Exercise goal: Scan the records below for the line with "Clone this chart in Apache ECharts." and the line with "const seriesNames = ['Hl.", and retype that range exactly, both ends included, pictures excepted.

Material:

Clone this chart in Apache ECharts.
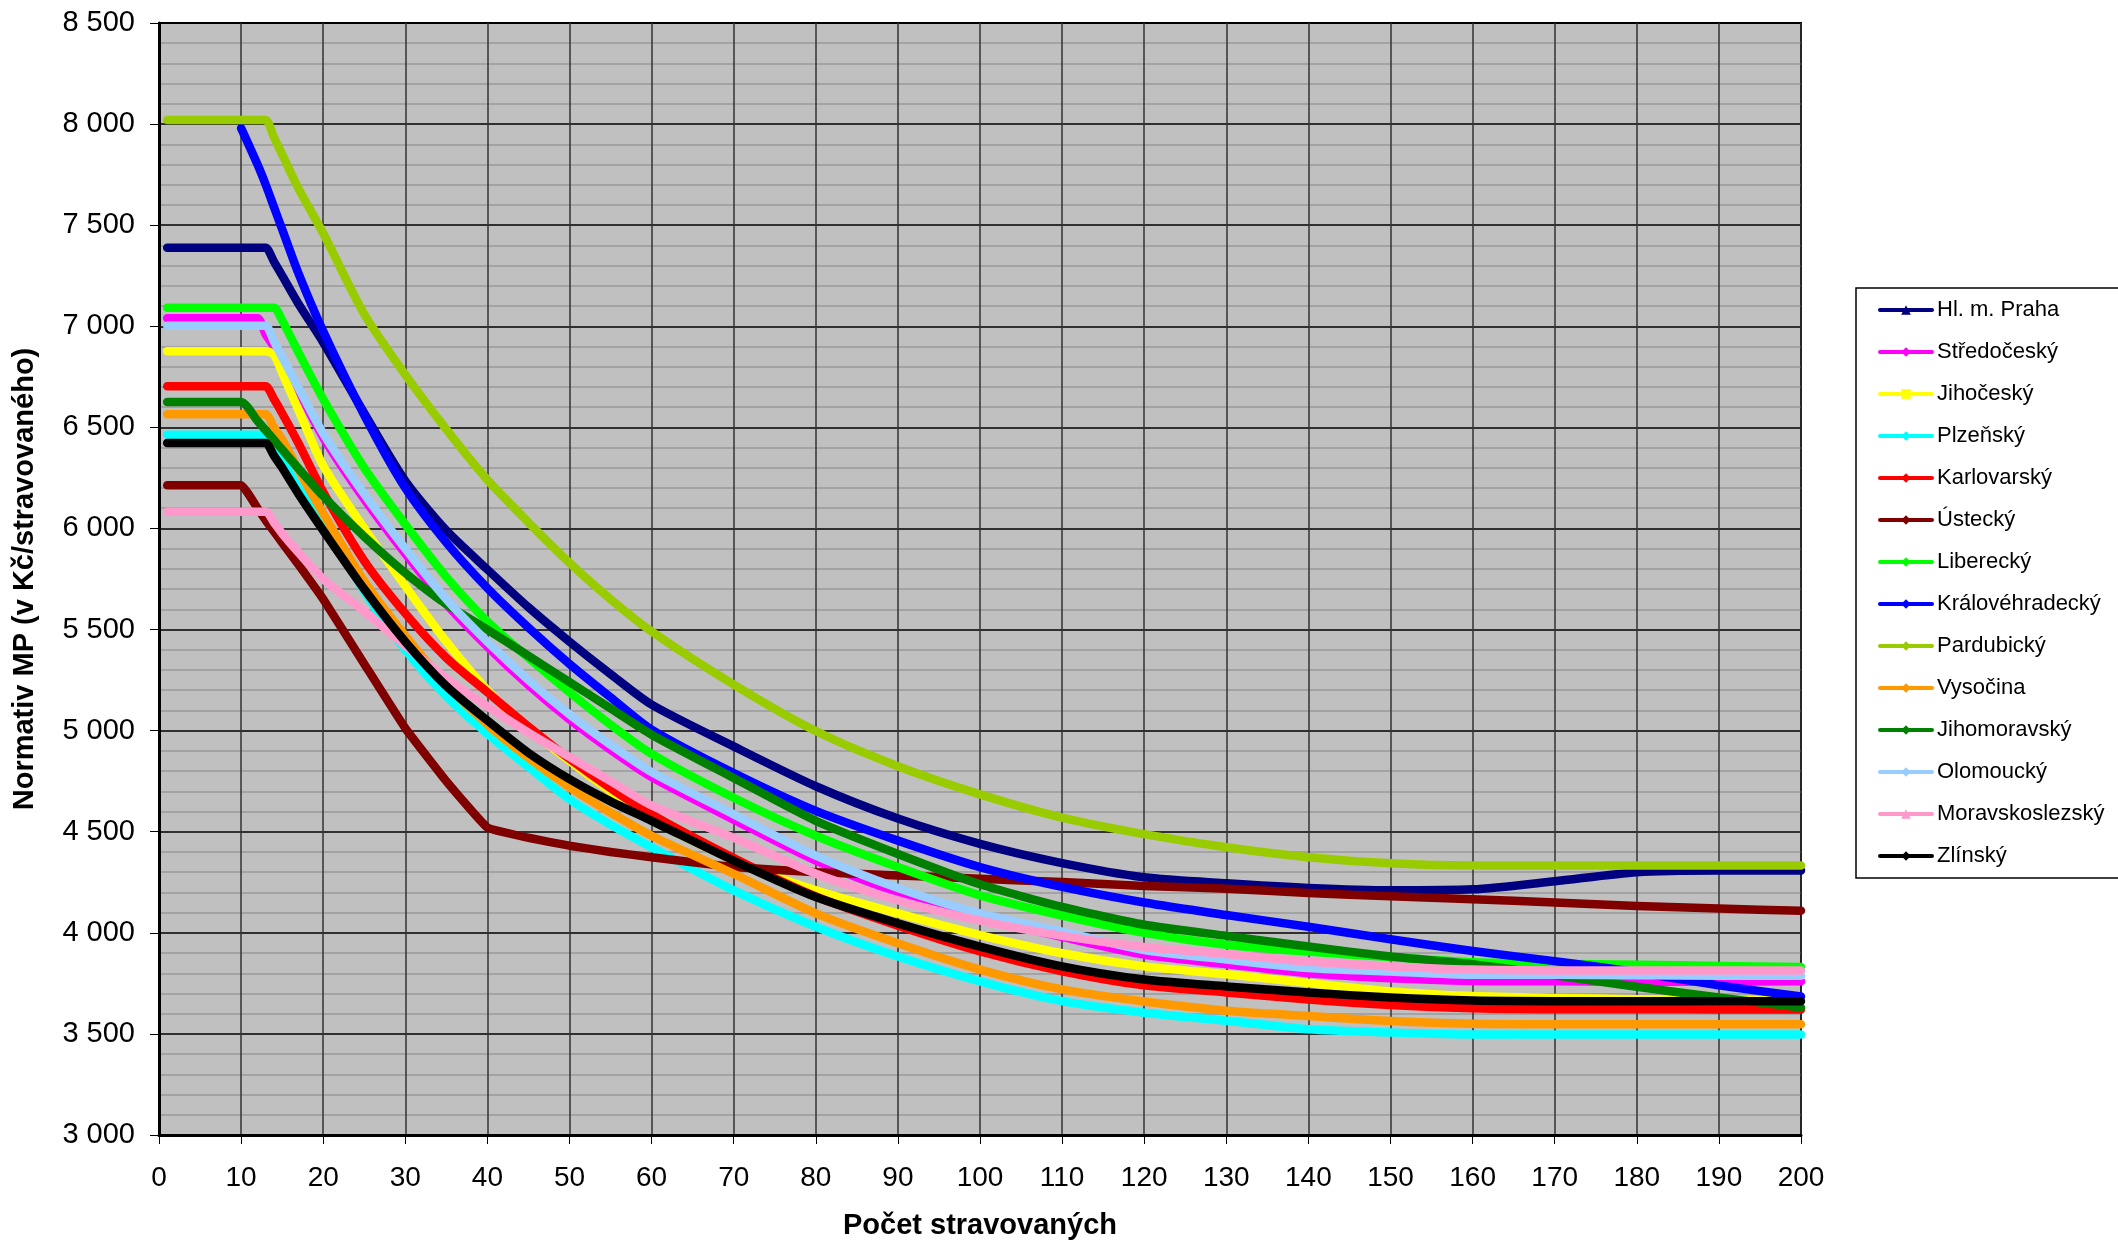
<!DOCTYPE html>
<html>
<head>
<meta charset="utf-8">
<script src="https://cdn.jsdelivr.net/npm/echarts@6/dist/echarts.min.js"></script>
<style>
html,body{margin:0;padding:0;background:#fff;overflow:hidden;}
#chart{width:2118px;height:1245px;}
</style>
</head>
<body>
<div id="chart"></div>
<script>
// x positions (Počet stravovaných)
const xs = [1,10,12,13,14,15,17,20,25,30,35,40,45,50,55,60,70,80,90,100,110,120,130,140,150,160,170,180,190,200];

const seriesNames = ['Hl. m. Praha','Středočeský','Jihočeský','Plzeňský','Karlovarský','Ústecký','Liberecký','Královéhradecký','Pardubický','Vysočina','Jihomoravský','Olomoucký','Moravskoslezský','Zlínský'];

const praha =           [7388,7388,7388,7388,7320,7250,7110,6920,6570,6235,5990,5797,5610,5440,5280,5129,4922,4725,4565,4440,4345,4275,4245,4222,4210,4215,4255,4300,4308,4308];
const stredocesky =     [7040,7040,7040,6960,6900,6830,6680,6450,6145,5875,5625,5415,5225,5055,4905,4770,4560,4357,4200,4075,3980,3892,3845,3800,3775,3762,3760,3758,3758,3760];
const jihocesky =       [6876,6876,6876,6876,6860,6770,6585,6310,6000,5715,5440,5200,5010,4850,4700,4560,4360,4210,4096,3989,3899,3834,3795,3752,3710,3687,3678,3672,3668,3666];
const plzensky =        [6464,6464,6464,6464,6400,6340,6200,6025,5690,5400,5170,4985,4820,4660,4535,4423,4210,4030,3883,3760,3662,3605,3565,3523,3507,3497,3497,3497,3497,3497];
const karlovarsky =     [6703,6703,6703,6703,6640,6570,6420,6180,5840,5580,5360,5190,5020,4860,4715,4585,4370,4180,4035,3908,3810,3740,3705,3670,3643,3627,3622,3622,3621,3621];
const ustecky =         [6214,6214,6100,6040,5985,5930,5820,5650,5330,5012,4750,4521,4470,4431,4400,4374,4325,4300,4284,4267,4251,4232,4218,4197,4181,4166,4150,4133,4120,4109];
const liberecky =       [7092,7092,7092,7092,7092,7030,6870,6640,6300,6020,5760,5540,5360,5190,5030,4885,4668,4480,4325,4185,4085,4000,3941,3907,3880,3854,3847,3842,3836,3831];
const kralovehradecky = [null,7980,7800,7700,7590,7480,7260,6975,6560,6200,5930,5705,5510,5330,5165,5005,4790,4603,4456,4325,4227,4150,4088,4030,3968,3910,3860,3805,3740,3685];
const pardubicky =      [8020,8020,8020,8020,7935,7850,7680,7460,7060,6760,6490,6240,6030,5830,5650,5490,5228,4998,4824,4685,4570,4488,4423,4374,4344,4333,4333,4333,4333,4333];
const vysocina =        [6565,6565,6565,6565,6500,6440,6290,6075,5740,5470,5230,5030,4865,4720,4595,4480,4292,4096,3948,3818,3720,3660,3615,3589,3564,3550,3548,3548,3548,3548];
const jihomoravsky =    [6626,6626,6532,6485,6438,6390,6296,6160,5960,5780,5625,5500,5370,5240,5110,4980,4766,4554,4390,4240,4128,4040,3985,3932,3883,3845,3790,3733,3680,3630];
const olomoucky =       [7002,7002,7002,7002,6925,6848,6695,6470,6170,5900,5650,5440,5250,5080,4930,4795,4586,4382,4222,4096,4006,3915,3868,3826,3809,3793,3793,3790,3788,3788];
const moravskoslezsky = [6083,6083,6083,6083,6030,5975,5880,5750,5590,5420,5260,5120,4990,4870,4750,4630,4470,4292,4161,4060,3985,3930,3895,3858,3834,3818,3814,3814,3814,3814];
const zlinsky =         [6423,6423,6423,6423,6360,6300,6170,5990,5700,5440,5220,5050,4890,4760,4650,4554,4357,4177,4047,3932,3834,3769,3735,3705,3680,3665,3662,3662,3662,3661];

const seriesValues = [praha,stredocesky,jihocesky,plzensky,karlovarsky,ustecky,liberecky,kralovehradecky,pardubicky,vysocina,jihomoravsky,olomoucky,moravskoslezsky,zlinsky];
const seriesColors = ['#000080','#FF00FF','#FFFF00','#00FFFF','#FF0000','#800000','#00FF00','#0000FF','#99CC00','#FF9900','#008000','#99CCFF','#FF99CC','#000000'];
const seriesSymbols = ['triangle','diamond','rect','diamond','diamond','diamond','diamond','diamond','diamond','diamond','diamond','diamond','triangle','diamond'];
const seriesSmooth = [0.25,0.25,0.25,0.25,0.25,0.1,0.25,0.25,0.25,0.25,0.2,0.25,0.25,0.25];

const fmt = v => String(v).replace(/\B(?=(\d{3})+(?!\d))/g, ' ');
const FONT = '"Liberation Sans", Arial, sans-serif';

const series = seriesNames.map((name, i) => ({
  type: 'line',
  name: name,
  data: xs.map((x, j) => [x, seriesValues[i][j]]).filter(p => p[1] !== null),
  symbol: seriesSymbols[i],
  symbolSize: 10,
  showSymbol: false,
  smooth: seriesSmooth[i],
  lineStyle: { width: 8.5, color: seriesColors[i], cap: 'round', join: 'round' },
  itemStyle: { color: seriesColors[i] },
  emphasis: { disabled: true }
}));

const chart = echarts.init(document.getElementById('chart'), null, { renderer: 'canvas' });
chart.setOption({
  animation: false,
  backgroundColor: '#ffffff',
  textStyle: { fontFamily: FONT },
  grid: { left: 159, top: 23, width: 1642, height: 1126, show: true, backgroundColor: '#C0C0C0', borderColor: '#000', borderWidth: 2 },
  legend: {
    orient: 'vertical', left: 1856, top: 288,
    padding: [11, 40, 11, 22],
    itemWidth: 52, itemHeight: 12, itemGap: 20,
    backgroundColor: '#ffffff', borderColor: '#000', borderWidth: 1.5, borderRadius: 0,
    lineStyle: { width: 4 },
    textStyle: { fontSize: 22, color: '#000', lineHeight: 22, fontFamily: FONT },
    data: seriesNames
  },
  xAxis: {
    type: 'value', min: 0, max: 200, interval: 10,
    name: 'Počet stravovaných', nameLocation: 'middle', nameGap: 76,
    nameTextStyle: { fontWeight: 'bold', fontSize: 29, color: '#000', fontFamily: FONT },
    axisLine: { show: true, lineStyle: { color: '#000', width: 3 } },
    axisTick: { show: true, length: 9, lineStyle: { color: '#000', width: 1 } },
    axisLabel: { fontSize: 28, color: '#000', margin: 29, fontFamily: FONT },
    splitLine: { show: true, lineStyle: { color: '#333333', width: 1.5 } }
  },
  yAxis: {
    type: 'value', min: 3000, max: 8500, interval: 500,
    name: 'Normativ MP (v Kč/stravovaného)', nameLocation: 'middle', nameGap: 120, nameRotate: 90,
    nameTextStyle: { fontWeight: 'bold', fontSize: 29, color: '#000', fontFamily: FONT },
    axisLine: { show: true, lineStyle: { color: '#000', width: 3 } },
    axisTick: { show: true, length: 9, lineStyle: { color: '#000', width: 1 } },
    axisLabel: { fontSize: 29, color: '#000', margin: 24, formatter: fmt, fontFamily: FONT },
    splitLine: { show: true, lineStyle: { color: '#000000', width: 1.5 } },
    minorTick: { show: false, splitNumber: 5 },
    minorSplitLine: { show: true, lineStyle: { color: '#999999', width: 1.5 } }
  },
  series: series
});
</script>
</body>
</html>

--

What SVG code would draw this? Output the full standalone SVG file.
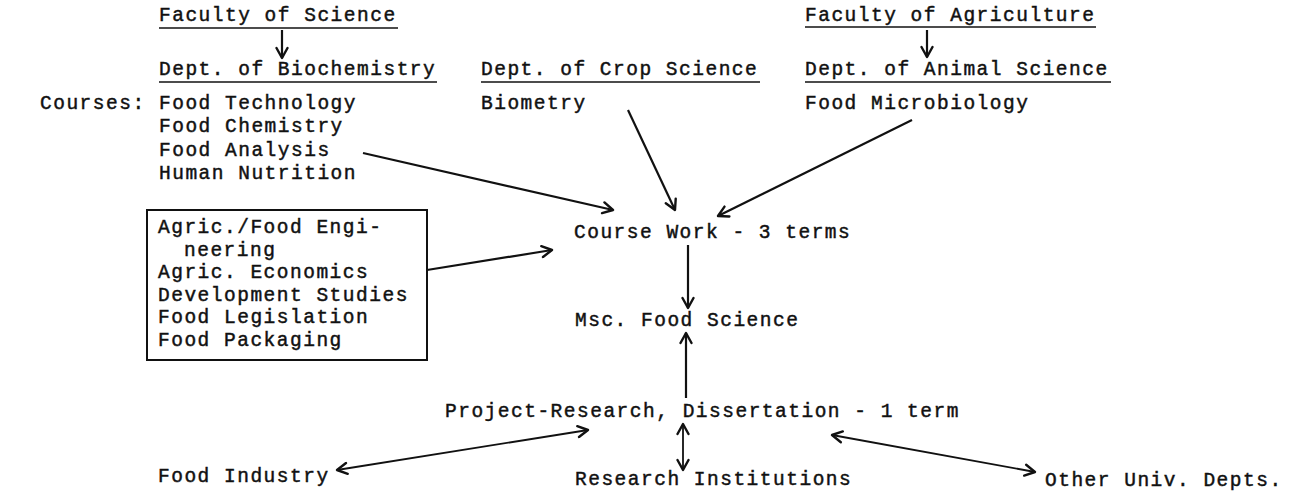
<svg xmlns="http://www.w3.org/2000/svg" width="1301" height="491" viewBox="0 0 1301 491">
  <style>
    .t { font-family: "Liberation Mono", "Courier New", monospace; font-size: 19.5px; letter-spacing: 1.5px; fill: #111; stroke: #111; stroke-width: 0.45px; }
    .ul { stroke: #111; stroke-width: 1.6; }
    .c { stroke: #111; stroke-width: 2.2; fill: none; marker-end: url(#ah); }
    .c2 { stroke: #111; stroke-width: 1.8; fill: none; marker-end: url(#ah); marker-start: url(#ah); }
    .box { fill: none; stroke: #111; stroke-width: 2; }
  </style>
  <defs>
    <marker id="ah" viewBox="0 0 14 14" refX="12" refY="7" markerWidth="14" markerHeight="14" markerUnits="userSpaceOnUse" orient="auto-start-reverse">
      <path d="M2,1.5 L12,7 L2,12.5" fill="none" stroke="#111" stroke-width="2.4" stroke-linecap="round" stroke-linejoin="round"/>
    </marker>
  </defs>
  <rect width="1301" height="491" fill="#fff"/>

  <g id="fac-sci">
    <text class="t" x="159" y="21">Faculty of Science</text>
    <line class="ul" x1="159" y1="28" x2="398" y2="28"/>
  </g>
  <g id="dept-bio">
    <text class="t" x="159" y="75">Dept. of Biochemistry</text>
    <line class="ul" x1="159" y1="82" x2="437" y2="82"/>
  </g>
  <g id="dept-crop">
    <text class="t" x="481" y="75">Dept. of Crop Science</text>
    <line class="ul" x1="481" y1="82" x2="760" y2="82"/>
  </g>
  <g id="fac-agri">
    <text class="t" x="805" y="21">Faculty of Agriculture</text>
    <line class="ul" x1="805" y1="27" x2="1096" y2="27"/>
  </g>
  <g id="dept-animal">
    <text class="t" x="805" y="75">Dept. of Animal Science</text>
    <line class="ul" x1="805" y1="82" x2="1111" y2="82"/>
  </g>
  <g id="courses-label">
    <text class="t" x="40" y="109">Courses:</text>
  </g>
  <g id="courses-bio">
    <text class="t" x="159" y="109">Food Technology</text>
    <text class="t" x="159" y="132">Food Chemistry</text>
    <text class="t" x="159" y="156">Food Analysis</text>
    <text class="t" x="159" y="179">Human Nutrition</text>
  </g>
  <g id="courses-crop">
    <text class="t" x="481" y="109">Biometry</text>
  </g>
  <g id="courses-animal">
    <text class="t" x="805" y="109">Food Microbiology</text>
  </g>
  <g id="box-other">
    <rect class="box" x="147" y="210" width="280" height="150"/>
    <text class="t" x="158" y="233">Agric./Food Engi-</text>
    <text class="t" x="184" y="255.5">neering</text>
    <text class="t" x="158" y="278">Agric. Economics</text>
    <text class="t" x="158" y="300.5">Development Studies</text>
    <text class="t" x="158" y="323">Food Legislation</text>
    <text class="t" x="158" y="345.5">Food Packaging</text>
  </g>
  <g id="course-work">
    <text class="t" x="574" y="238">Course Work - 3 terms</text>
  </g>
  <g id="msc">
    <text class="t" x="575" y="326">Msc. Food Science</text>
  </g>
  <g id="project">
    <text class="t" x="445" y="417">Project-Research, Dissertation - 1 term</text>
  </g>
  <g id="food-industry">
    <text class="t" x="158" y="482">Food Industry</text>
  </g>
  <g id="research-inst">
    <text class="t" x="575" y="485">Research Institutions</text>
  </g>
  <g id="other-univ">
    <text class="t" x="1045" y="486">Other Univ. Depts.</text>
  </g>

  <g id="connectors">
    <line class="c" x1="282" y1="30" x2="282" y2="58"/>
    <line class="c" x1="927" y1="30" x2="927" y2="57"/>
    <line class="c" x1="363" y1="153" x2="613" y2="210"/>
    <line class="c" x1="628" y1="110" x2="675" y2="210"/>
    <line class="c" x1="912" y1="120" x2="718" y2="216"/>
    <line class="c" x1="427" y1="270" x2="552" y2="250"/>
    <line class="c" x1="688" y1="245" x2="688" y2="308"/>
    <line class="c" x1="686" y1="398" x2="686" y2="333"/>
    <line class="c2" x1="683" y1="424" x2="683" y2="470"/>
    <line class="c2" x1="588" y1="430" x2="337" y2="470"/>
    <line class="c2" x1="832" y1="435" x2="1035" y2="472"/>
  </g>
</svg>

Result:
Clone this chart in Apache ECharts.
<!DOCTYPE html>
<html>
<head>
<meta charset="utf-8">
<script src="https://cdn.jsdelivr.net/npm/echarts@6/dist/echarts.min.js"></script>
<style>
html,body{margin:0;padding:0;background:#fff;overflow:hidden;}
#chart{width:2118px;height:1245px;}
</style>
</head>
<body>
<div id="chart"></div>
<script>
// x positions (Počet stravovaných)
const xs = [1,10,12,13,14,15,17,20,25,30,35,40,45,50,55,60,70,80,90,100,110,120,130,140,150,160,170,180,190,200];

const seriesNames = ['Hl. m. Praha','Středočeský','Jihočeský','Plzeňský','Karlovarský','Ústecký','Liberecký','Královéhradecký','Pardubický','Vysočina','Jihomoravský','Olomoucký','Moravskoslezský','Zlínský'];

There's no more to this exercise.